O novo desenho do Parque dos Veadeiros também é assunto da política local. Recém-eleito para um mandato coletivo de vereador, iniciativa inédita no Brasil, Ivan Diniz diz que o grupo de cinco legisladores que se revezarão no posto defenderá a ampliação em área contígua, sem fragmentação.
“Recentemente tivemos uma posição por parte da Faeg [Federação da Agricultura e Pecuária de Goiás] e da pressão da produção rural, de monocultura principalmente, querendo de alguma forma desconstruir tudo aquilo que foi construído, de transformar o que seria uma área só em um mosaico de área protegidas. Então, pretendemos defender a ampliação do parque dentro dos moldes que já foram acordados, que tinham sido acordados anteriormente”, adianta.

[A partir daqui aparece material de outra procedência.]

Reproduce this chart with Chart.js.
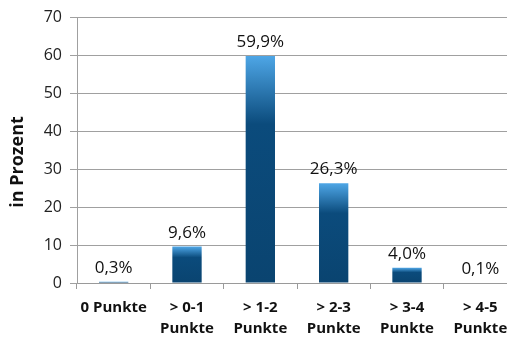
<!DOCTYPE html>
<html>
<head>
<meta charset="utf-8">
<script src="https://cdn.jsdelivr.net/npm/chart.js@4/dist/chart.umd.min.js"></script>
<style>
  html, body { margin: 0; padding: 0; background: #fff; overflow: hidden; }
  #wrap { width: 517px; height: 338px; }
</style>
</head>
<body>
<div id="wrap"><canvas id="c" width="517" height="338"></canvas></div>
<script>
const categories = [["0 Punkte"], ["> 0-1", "Punkte"], ["> 1-2", "Punkte"], ["> 2-3", "Punkte"], ["> 3-4", "Punkte"], ["> 4-5", "Punkte"]];
const percentValues = [0.3, 9.6, 59.9, 26.3, 4.0, 0.1];
const yTicks = [0, 10, 20, 30, 40, 50, 60, 70];
const axisTitle = "in Prozent";

const FONT = "'Open Sans', 'DejaVu Sans', sans-serif";

// Each bar gets its own vertical gradient: light blue cap fading into navy.
function barGradient(ctx) {
  const chart = ctx.chart;
  const area = chart.chartArea;
  if (!area || ctx.dataIndex === undefined) return '#0b4a7a';
  const y = chart.scales.y;
  const top = y.getPixelForValue(percentValues[ctx.dataIndex]);
  const base = y.getPixelForValue(0);
  const g = chart.ctx.createLinearGradient(0, top, 0, Math.max(base, top + 1));
  g.addColorStop(0, '#4ea6e6');
  g.addColorStop(0.3, '#0b4b7c');
  g.addColorStop(1, '#0a4470');
  return g;
}

const valueLabels = {
  id: 'valueLabels',
  afterDatasetsDraw(chart) {
    const c = chart.ctx;
    const meta = chart.getDatasetMeta(0);
    c.save();
    c.font = "17px " + FONT;
    c.fillStyle = '#111';
    c.textAlign = 'center';
    c.textBaseline = 'alphabetic';
    meta.data.forEach((bar, i) => {
      const txt = percentValues[i].toFixed(1).replace('.', ',') + '%';
      c.fillText(txt, bar.x, bar.y - 9);
    });
    c.restore();
  }
};

const sideTitle = {
  id: 'sideTitle',
  afterDraw(chart) {
    const c = chart.ctx;
    c.save();
    c.translate(18, 162);
    c.rotate(-Math.PI / 2);
    c.font = "bold 18px " + FONT;
    c.fillStyle = '#111';
    c.textAlign = 'center';
    c.textBaseline = 'middle';
    c.fillText(axisTitle, 0, 0);
    c.restore();
  }
};

new Chart(document.getElementById('c'), {
  type: 'bar',
  data: {
    labels: categories,
    datasets: [{
      data: percentValues,
      backgroundColor: barGradient,
      borderWidth: 0,
      barPercentage: 0.4,
      categoryPercentage: 1.0
    }]
  },
  options: {
    responsive: false,
    animation: false,
    events: [],
    layout: { padding: { top: 16, left: 0, right: 0, bottom: 0 } },
    plugins: { legend: { display: false }, tooltip: { enabled: false } },
    scales: {
      x: {
        grid: {
          offset: true,
          drawOnChartArea: false,
          tickLength: 6,
          color: '#9a9a9a',
          lineWidth: 1
        },
        border: { color: '#9a9a9a', width: 1 },
        ticks: {
          color: '#111',
          font: { family: FONT, size: 15, weight: 'bold', lineHeight: 1.4 },
          padding: 8,
          maxRotation: 0,
          autoSkip: false
        },
        afterFit(s) { s.height = 55; }
      },
      y: {
        min: 0,
        max: 70,
        afterBuildTicks(s) { s.ticks = yTicks.map(v => ({ value: v })); },
        grid: { color: '#a0a0a0', lineWidth: 1, tickLength: 7 },
        border: { color: '#a0a0a0', width: 1 },
        ticks: {
          color: '#222',
          font: { family: FONT, size: 16 },
          padding: 8
        },
        afterFit(s) { s.width = 77; }
      }
    }
  },
  plugins: [valueLabels, sideTitle]
});
</script>
</body>
</html>
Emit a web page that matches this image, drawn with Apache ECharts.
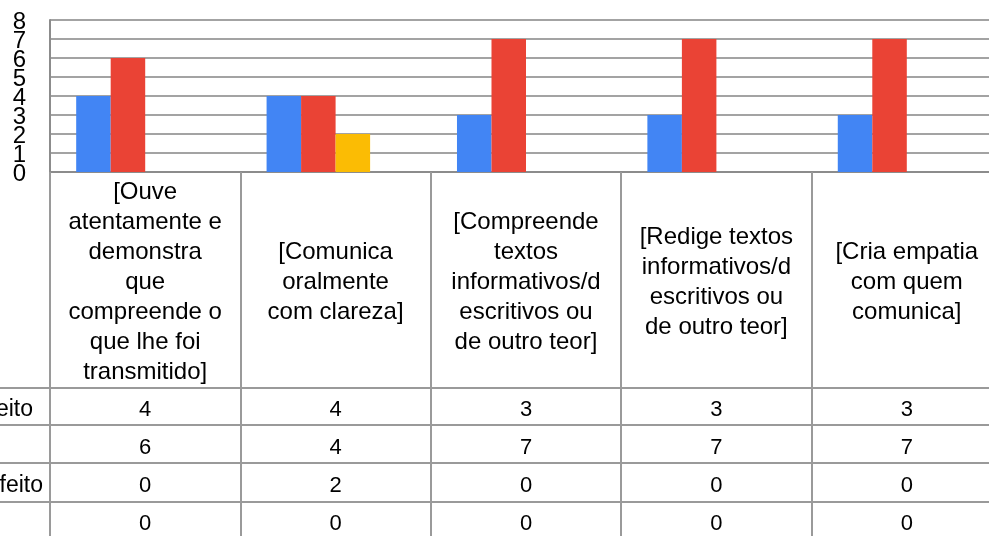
<!DOCTYPE html>
<html>
<head>
<meta charset="utf-8">
<script src="https://cdn.jsdelivr.net/npm/echarts@6/dist/echarts.min.js"></script>
<style>
    html, body {margin: 0; padding: 0; background: #fff;}
    #chart {width: 989px; height: 536px;}
</style>
</head>
<body>
<div id="chart"></div>
<script>
var categories = [
    '[Ouve\natentamente e\ndemonstra\nque\ncompreende o\nque lhe foi\ntransmitido]',
    '[Comunica\noralmente\ncom clareza]',
    '[Compreende\ntextos\ninformativos/d\nescritivos ou\nde outro teor]',
    '[Redige textos\ninformativos/d\nescritivos ou\nde outro teor]',
    '[Cria empatia\ncom quem\ncomunica]'
];
var rowLabels = ['Satisfeito', 'Bom', 'Insatisfeito', 'Mau'];
var row1 = [4, 4, 3, 3, 3];
var row2 = [6, 4, 7, 7, 7];
var row3 = [0, 2, 0, 0, 0];
var row4 = [0, 0, 0, 0, 0];
var rows = [row1, row2, row3, row4];
var yTicks = [0, 1, 2, 3, 4, 5, 6, 7, 8];
var colors = ['#4285F4', '#EA4335', '#FBBC04', '#34A853'];

var font = '"Liberation Sans", Arial, sans-serif';
var myChart = echarts.init(document.getElementById('chart'));

var series = [];
rows.forEach(function (v, k) {
    series.push({
        name: rowLabels[k],
        type: 'bar',
        data: v,
        barGap: 0,
        barCategoryGap: '27.5%',
        itemStyle: {color: colors[k]}
    });
});

var option = {
    animation: false,
    grid: {left: 50, top: 20, width: 952, height: 152, outerBoundsMode: 'none', containLabel: false},
    xAxis: {
        type: 'category',
        data: categories,
        axisLine: {show: true, lineStyle: {color: '#8c8c8c', width: 2}},
        axisTick: {show: true, length: 370, lineStyle: {color: '#9a9a9a', width: 2}},
        axisLabel: {
            interval: 0,
            margin: 110,
            verticalAlign: 'middle',
            color: '#000',
            fontFamily: font,
            fontSize: 24,
            lineHeight: 30
        }
    },
    yAxis: {
        type: 'value',
        min: yTicks[0],
        max: yTicks[yTicks.length - 1],
        interval: 1,
        axisLine: {show: true, lineStyle: {color: '#8c8c8c', width: 2}},
        axisTick: {show: false},
        axisLabel: {show: false},
        splitLine: {lineStyle: {color: '#a3a3a3', width: 2}}
    },
    series: series
};
myChart.setOption(option);

var graphic = [];

// value axis labels (drawn by hand so that the tight ones are not hidden)
yTicks.forEach(function (t) {
    var py = myChart.convertToPixel({yAxisIndex: 0}, t);
    graphic.push({
        type: 'text',
        x: 26,
        y: py + 2,
        style: {text: String(t), font: '24px ' + font, fill: '#000', textAlign: 'right', textVerticalAlign: 'middle'}
    });
});

// data table under the chart
var rowLines = [388, 425, 463, 502];
var rowCenters = [410, 448, 486, 524];
var labelRight = [33, -4, 43, -4];
rowLines.forEach(function (y) {
    graphic.push({
        type: 'line',
        shape: {x1: 0, y1: y, x2: 989, y2: y},
        style: {stroke: '#9a9a9a', lineWidth: 2},
        silent: true
    });
});
rows.forEach(function (v, r) {
    graphic.push({
        type: 'text',
        x: labelRight[r],
        y: rowCenters[r],
        style: {text: rowLabels[r], font: '23px ' + font, fill: '#000', textAlign: 'right', textVerticalAlign: 'middle'}
    });
    v.forEach(function (val, i) {
        var px = myChart.convertToPixel({xAxisIndex: 0}, i);
        graphic.push({
            type: 'text',
            x: px,
            y: rowCenters[r],
            style: {text: String(val), font: '22px ' + font, fill: '#000', textAlign: 'center', textVerticalAlign: 'middle'}
        });
    });
});
myChart.setOption({graphic: graphic});
</script>
</body>
</html>
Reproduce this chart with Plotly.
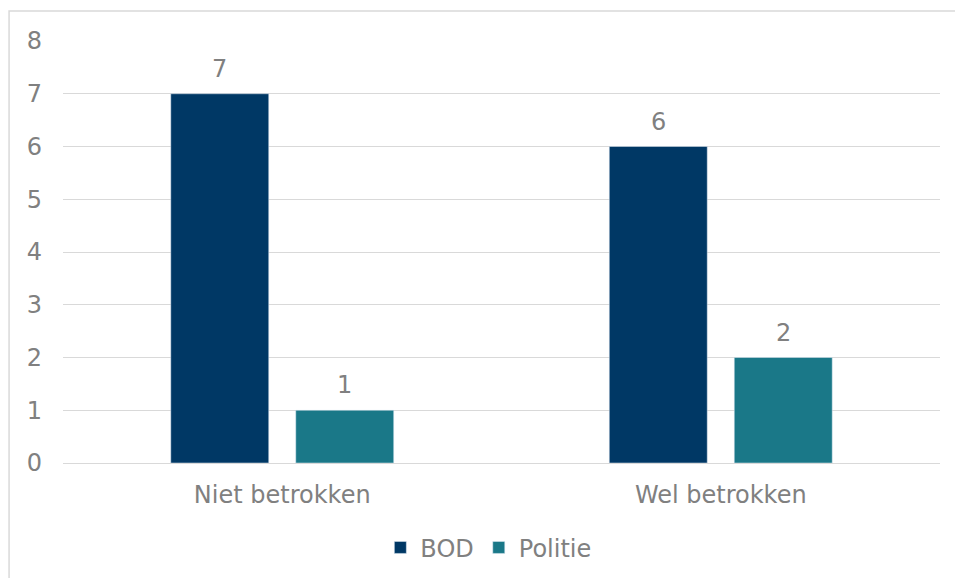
import plotly.graph_objects as go

categories = ["Niet betrokken", "Wel betrokken"]
series_names = ["BOD", "Politie"]
bod_values = [7, 6]
politie_values = [1, 2]

font_family = "DejaVu Sans, Verdana, sans-serif"
gray = "#808080"
fsize = 24
bargap = 0.43
bargroupgap = 0.216

fig = go.Figure()
fig.add_trace(go.Bar(name=series_names[0], x=categories, y=bod_values, marker_color="#003865"))
fig.add_trace(go.Bar(name=series_names[1], x=categories, y=politie_values, marker_color="#1a7888"))

# value labels above the bars
annotations = []
slot = (1 - bargap) / 2
for j, vals in enumerate([bod_values, politie_values]):
    for i, v in enumerate(vals):
        annotations.append(dict(x=i + (j - 0.5) * slot, y=v, xref="x", yref="y",
                                text=str(v), showarrow=False, yanchor="middle", yshift=25,
                                font=dict(size=fsize, color=gray, family=font_family)))

fig.update_layout(
    width=955, height=578,
    margin=dict(l=63, r=15, t=41, b=115, autoexpand=False),
    paper_bgcolor="white", plot_bgcolor="white",
    barmode="group", bargap=bargap, bargroupgap=bargroupgap,
    font=dict(family=font_family, color=gray, size=fsize),
    showlegend=True,
    legend=dict(orientation="h", x=0.485, xanchor="center", y=-0.201, yanchor="middle",
                font=dict(size=fsize, color=gray), traceorder="normal"),
    xaxis=dict(showgrid=False, showline=False, ticks="", ticklabelstandoff=15,
               tickfont=dict(size=fsize, color=gray)),
    yaxis=dict(range=[0, 8], dtick=1, showgrid=True, gridcolor="#d9d9d9", gridwidth=1,
               zeroline=True, zerolinecolor="#d9d9d9", zerolinewidth=1,
               showline=False, ticks="", ticklabelstandoff=20,
               tickfont=dict(size=fsize, color=gray)),
    annotations=annotations,
    shapes=[dict(type="rect", xref="paper", yref="paper",
                 x0=-0.0615, x1=1.1, y0=-0.4, y1=1.071,
                 line=dict(color="#d9d9d9", width=1.5), fillcolor="rgba(0,0,0,0)", layer="below")],
)

fig.write_html("out.html", config={"displayModeBar": False},
               post_script="document.body.style.margin='0';document.body.style.overflow='hidden';")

Diniz pondera que, na eventual indenização dos atuais ocupantes das áreas a serem anexadas ao território de proteção federal, devem ser consideradas as diferenças entre grandes e pequenos produtores. Segundo ele, muitas vezes a situação dos agricultores familiares é usada como estratégia para defesa de interesses do agronegócio e da monocultura.
“Os interesses econômicos e a pressão desses grandes produtores é muito grande sobre os pequenos. Eles acabam, de certa forma, sendo iludidos, acreditando que estão do mesmo lado, quando, na verdade, quem mais está perto dos pequenos produtores são os ambientalistas, são os que estão querendo preservar o Cerrado. Porque essa biodiversidade toda está se perdendo e cada vez vai ficando menor. E é bem difícil a gente conseguir integrar essa polarização”, acrescenta.
O vice-presidente da Comissão de Meio Ambiente da Federação da Agricultura e Pecuária de Goiás (Faeg), Marcelo Lessa, nega o favorecimento aos grandes proprietários de terra. “A federação não distingue o pequeno, o médio e o grande. A federação é dos produtores rurais, não trabalha em defesa somente do grande, isso é um mito. É lógico que o grande vai se manifestar, vai buscar uma influência ou outra, mas não existe isso de subterfúgio para travar a ampliação do parque, a federação não distingue o tamanho das propriedades, mas sim que tem um produtor ali.”
De acordo com a Secretaria de Meio Ambiente, Recursos Hídricos, Infraestrutura, Cidades e Assuntos Metropolitanos de Goiás (Secima), cerca de 515 propriedades estão na área de expansão. Dessas, estima-se que 230 famílias precisam ter as terras tituladas para ter direito à indenização na desapropriação.